*TASK GOAL*. Copy out the listing in full, exactly as written, but not its pictures.

*Records*.

───

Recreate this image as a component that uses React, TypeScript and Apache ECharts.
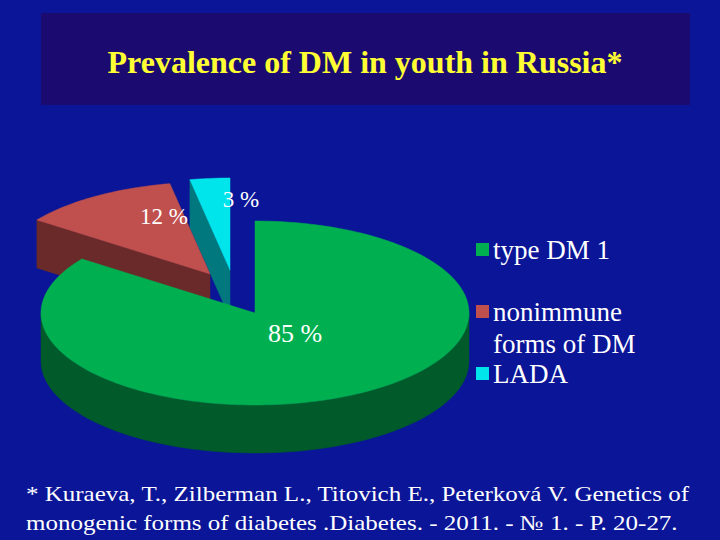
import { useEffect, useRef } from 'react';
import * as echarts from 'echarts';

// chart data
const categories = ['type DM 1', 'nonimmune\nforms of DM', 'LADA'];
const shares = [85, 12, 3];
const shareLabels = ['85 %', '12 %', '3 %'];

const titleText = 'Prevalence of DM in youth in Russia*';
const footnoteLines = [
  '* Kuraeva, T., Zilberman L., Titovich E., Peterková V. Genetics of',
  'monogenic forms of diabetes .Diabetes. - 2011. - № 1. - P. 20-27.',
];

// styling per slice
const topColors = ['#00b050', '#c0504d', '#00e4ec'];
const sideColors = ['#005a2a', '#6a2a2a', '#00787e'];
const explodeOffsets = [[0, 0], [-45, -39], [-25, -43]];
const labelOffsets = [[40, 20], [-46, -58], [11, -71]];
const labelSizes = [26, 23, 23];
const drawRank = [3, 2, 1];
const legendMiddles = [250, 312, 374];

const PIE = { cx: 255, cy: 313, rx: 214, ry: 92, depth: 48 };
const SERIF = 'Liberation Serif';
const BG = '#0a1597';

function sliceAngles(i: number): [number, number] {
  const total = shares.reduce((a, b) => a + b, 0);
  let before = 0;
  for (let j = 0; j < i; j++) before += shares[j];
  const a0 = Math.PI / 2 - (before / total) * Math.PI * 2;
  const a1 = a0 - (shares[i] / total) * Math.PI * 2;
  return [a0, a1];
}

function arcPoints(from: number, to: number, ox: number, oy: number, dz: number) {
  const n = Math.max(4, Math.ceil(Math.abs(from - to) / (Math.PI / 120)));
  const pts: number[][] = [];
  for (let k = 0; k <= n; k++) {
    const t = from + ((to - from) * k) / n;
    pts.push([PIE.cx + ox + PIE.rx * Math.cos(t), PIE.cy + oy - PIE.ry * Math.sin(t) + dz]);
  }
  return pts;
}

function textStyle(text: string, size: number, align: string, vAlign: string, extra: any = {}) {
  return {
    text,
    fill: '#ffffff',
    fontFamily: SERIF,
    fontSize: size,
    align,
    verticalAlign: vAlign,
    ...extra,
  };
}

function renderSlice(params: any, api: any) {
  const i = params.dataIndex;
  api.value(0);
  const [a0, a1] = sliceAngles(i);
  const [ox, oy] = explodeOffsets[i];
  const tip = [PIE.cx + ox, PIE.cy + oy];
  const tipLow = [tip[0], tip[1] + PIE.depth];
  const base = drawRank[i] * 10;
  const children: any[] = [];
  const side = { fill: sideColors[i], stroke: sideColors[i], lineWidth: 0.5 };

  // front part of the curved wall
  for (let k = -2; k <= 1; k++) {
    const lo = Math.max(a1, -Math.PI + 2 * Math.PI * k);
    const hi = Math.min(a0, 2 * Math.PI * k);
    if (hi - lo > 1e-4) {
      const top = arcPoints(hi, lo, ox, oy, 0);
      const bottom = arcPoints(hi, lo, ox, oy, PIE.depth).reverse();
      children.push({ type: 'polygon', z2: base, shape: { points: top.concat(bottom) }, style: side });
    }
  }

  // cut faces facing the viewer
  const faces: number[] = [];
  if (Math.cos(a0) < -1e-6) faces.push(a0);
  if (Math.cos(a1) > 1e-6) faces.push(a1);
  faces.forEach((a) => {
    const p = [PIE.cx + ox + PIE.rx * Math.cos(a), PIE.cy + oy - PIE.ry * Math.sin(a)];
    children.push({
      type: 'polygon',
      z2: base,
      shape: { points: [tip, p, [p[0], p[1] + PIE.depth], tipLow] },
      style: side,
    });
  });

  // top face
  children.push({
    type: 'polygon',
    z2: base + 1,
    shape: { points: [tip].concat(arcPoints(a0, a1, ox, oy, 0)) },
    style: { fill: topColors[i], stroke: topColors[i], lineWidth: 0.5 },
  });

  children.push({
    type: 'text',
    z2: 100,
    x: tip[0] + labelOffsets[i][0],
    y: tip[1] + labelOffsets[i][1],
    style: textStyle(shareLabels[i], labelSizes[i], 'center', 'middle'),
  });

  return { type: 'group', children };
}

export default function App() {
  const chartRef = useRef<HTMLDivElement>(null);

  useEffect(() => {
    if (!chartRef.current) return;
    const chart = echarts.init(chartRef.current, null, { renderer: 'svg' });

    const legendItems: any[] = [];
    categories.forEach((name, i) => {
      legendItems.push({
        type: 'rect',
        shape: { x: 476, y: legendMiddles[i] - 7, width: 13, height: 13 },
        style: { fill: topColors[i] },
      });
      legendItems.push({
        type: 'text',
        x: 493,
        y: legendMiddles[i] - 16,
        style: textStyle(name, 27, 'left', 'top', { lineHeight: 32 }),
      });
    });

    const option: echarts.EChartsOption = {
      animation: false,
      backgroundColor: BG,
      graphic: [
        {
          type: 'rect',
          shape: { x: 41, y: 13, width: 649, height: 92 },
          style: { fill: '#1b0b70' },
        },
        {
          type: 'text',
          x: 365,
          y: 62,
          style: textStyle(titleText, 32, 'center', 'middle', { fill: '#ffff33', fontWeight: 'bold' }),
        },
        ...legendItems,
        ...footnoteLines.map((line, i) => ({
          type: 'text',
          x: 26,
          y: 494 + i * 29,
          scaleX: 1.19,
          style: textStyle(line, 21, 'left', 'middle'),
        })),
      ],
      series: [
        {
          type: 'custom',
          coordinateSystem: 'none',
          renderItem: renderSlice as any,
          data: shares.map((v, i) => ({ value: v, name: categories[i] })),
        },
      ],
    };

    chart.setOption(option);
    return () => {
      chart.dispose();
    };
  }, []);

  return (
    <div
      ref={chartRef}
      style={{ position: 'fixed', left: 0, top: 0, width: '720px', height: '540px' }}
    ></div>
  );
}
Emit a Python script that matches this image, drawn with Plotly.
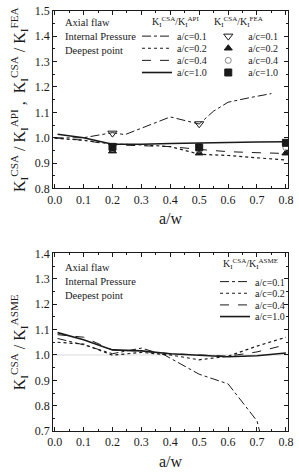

───

*FINISHED TASK*.
Recreate this image as a component that uses React, TypeScript and Apache ECharts.
import { useEffect, useRef } from 'react';
import * as echarts from 'echarts';

// chart data
const categories = ['type DM 1', 'nonimmune\nforms of DM', 'LADA'];
const shares = [85, 12, 3];
const shareLabels = ['85 %', '12 %', '3 %'];

const titleText = 'Prevalence of DM in youth in Russia*';
const footnoteLines = [
  '* Kuraeva, T., Zilberman L., Titovich E., Peterková V. Genetics of',
  'monogenic forms of diabetes .Diabetes. - 2011. - № 1. - P. 20-27.',
];

// styling per slice
const topColors = ['#00b050', '#c0504d', '#00e4ec'];
const sideColors = ['#005a2a', '#6a2a2a', '#00787e'];
const explodeOffsets = [[0, 0], [-45, -39], [-25, -43]];
const labelOffsets = [[40, 20], [-46, -58], [11, -71]];
const labelSizes = [26, 23, 23];
const drawRank = [3, 2, 1];
const legendMiddles = [250, 312, 374];

const PIE = { cx: 255, cy: 313, rx: 214, ry: 92, depth: 48 };
const SERIF = 'Liberation Serif';
const BG = '#0a1597';

function sliceAngles(i: number): [number, number] {
  const total = shares.reduce((a, b) => a + b, 0);
  let before = 0;
  for (let j = 0; j < i; j++) before += shares[j];
  const a0 = Math.PI / 2 - (before / total) * Math.PI * 2;
  const a1 = a0 - (shares[i] / total) * Math.PI * 2;
  return [a0, a1];
}

function arcPoints(from: number, to: number, ox: number, oy: number, dz: number) {
  const n = Math.max(4, Math.ceil(Math.abs(from - to) / (Math.PI / 120)));
  const pts: number[][] = [];
  for (let k = 0; k <= n; k++) {
    const t = from + ((to - from) * k) / n;
    pts.push([PIE.cx + ox + PIE.rx * Math.cos(t), PIE.cy + oy - PIE.ry * Math.sin(t) + dz]);
  }
  return pts;
}

function textStyle(text: string, size: number, align: string, vAlign: string, extra: any = {}) {
  return {
    text,
    fill: '#ffffff',
    fontFamily: SERIF,
    fontSize: size,
    align,
    verticalAlign: vAlign,
    ...extra,
  };
}

function renderSlice(params: any, api: any) {
  const i = params.dataIndex;
  api.value(0);
  const [a0, a1] = sliceAngles(i);
  const [ox, oy] = explodeOffsets[i];
  const tip = [PIE.cx + ox, PIE.cy + oy];
  const tipLow = [tip[0], tip[1] + PIE.depth];
  const base = drawRank[i] * 10;
  const children: any[] = [];
  const side = { fill: sideColors[i], stroke: sideColors[i], lineWidth: 0.5 };

  // front part of the curved wall
  for (let k = -2; k <= 1; k++) {
    const lo = Math.max(a1, -Math.PI + 2 * Math.PI * k);
    const hi = Math.min(a0, 2 * Math.PI * k);
    if (hi - lo > 1e-4) {
      const top = arcPoints(hi, lo, ox, oy, 0);
      const bottom = arcPoints(hi, lo, ox, oy, PIE.depth).reverse();
      children.push({ type: 'polygon', z2: base, shape: { points: top.concat(bottom) }, style: side });
    }
  }

  // cut faces facing the viewer
  const faces: number[] = [];
  if (Math.cos(a0) < -1e-6) faces.push(a0);
  if (Math.cos(a1) > 1e-6) faces.push(a1);
  faces.forEach((a) => {
    const p = [PIE.cx + ox + PIE.rx * Math.cos(a), PIE.cy + oy - PIE.ry * Math.sin(a)];
    children.push({
      type: 'polygon',
      z2: base,
      shape: { points: [tip, p, [p[0], p[1] + PIE.depth], tipLow] },
      style: side,
    });
  });

  // top face
  children.push({
    type: 'polygon',
    z2: base + 1,
    shape: { points: [tip].concat(arcPoints(a0, a1, ox, oy, 0)) },
    style: { fill: topColors[i], stroke: topColors[i], lineWidth: 0.5 },
  });

  children.push({
    type: 'text',
    z2: 100,
    x: tip[0] + labelOffsets[i][0],
    y: tip[1] + labelOffsets[i][1],
    style: textStyle(shareLabels[i], labelSizes[i], 'center', 'middle'),
  });

  return { type: 'group', children };
}

export default function App() {
  const chartRef = useRef<HTMLDivElement>(null);

  useEffect(() => {
    if (!chartRef.current) return;
    const chart = echarts.init(chartRef.current, null, { renderer: 'svg' });

    const legendItems: any[] = [];
    categories.forEach((name, i) => {
      legendItems.push({
        type: 'rect',
        shape: { x: 476, y: legendMiddles[i] - 7, width: 13, height: 13 },
        style: { fill: topColors[i] },
      });
      legendItems.push({
        type: 'text',
        x: 493,
        y: legendMiddles[i] - 16,
        style: textStyle(name, 27, 'left', 'top', { lineHeight: 32 }),
      });
    });

    const option: echarts.EChartsOption = {
      animation: false,
      backgroundColor: BG,
      graphic: [
        {
          type: 'rect',
          shape: { x: 41, y: 13, width: 649, height: 92 },
          style: { fill: '#1b0b70' },
        },
        {
          type: 'text',
          x: 365,
          y: 62,
          style: textStyle(titleText, 32, 'center', 'middle', { fill: '#ffff33', fontWeight: 'bold' }),
        },
        ...legendItems,
        ...footnoteLines.map((line, i) => ({
          type: 'text',
          x: 26,
          y: 494 + i * 29,
          scaleX: 1.19,
          style: textStyle(line, 21, 'left', 'middle'),
        })),
      ],
      series: [
        {
          type: 'custom',
          coordinateSystem: 'none',
          renderItem: renderSlice as any,
          data: shares.map((v, i) => ({ value: v, name: categories[i] })),
        },
      ],
    };

    chart.setOption(option);
    return () => {
      chart.dispose();
    };
  }, []);

  return (
    <div
      ref={chartRef}
      style={{ position: 'fixed', left: 0, top: 0, width: '720px', height: '540px' }}
    ></div>
  );
}
Emit a Python script that matches this image, drawn with Plotly.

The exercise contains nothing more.